3. A group of local young people.
       -should be taken from the same stock as the dash of the collective trauma
       - be sure to include a Final Girl, otherwise your Slasher will not rise
        -boil until all their personalities meld into one.

I love me some slasher movies. I take pride in knowing a lot about them (by no means have I seen every one of them) but I like to think I'd be the one to make it out of the woods/town/dreamscape ... I mean, it sucks and all my friends would be dead, but I look at it like the potential for a social upgrade.

The classic trifecta of slasher films would have to be Friday the 13th, Halloween and Nightmare on Elm Street.  But that list also doesn't include Black Christmas, Psycho, Texas Chainsaw Massacre, Peeping Tom, Scream and many, many others. For a sub-genre that's so formulaic it also spawns some of the most impassioned debates. For everything the three biggies have they lack something one of the smaller ones do.

My personal favourite is Nightmare On Elm Street. It's the most experimental and ambitious and it really pulls off a lot of what it sets out to do. My favourite all time scene is when the bloody bag containing Tina gets dragged along the hallways of the school. It still gives me chills. It also contains my favourite Final Girl Nancy Thompson. While the other major Final Girls fight in hopes to survive, Nancy fight and wins... at least in the original version Wes Craven wanted.

Slasher films are a mixed bag. For every great one, there are 10 God-awful ones. It's a use-with-caution or with-great-power-comes-great-responsibility kind of situation. But hey, if you don't go off into the woods alone, you'll never know if you make it to the sequel.

Wednesday, May 4, 2011

Horror Movie Coolie: Philip Stone as Delbert Grady in The Shining (1980)

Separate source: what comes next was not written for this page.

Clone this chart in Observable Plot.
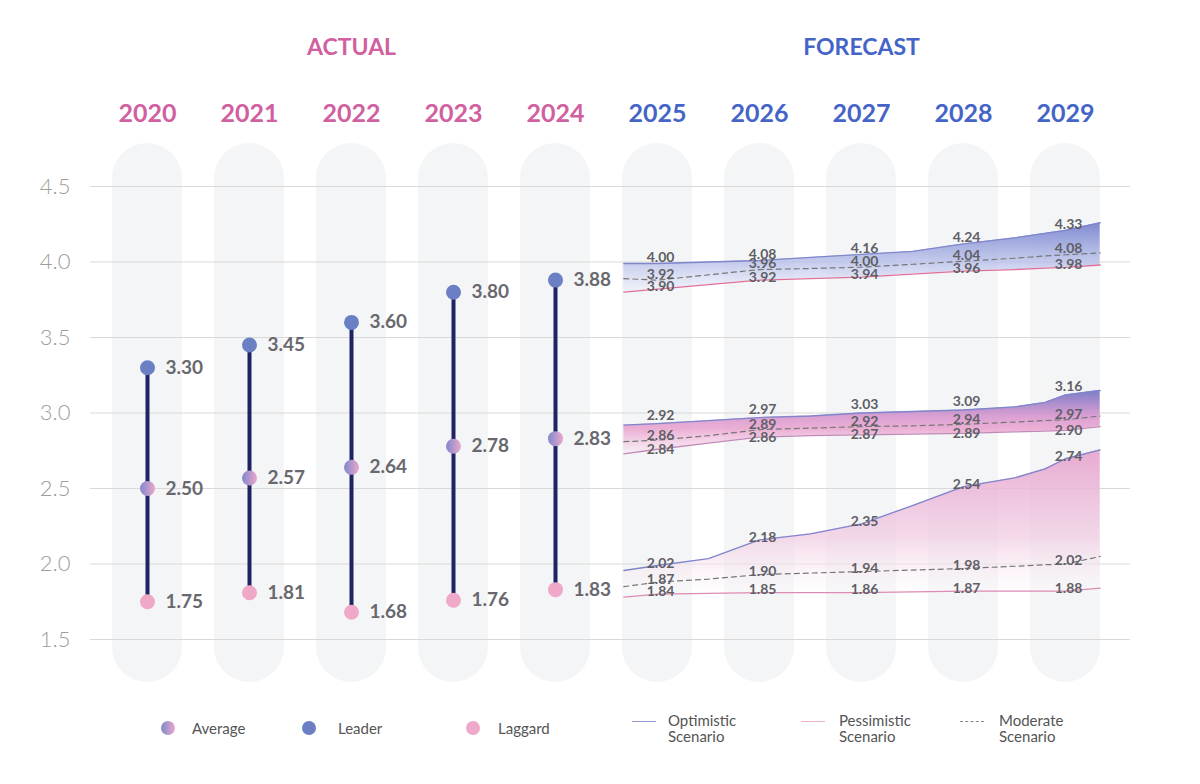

I cannot talk about much I love The Shining without talking about Delbert Grady. The film is crazy (mostly due to Nicholson) but the genius of the film is the quiet moments that lead to the deeply shocking and upsetting moments.

My favourite scene in the movie has to be when Jack Torrance encounters the ghost of the previous caretaker, Delbert Grady. For a movie filled with one of the most over the top performances EVAR, this scene is surprisingly quiet and ominous. Philip Stone portrays the mild-mannered thing to utter perfection and his quiet menace still gives me chills. Bonus points for being portrayed as Moe in the Simpson satire of it.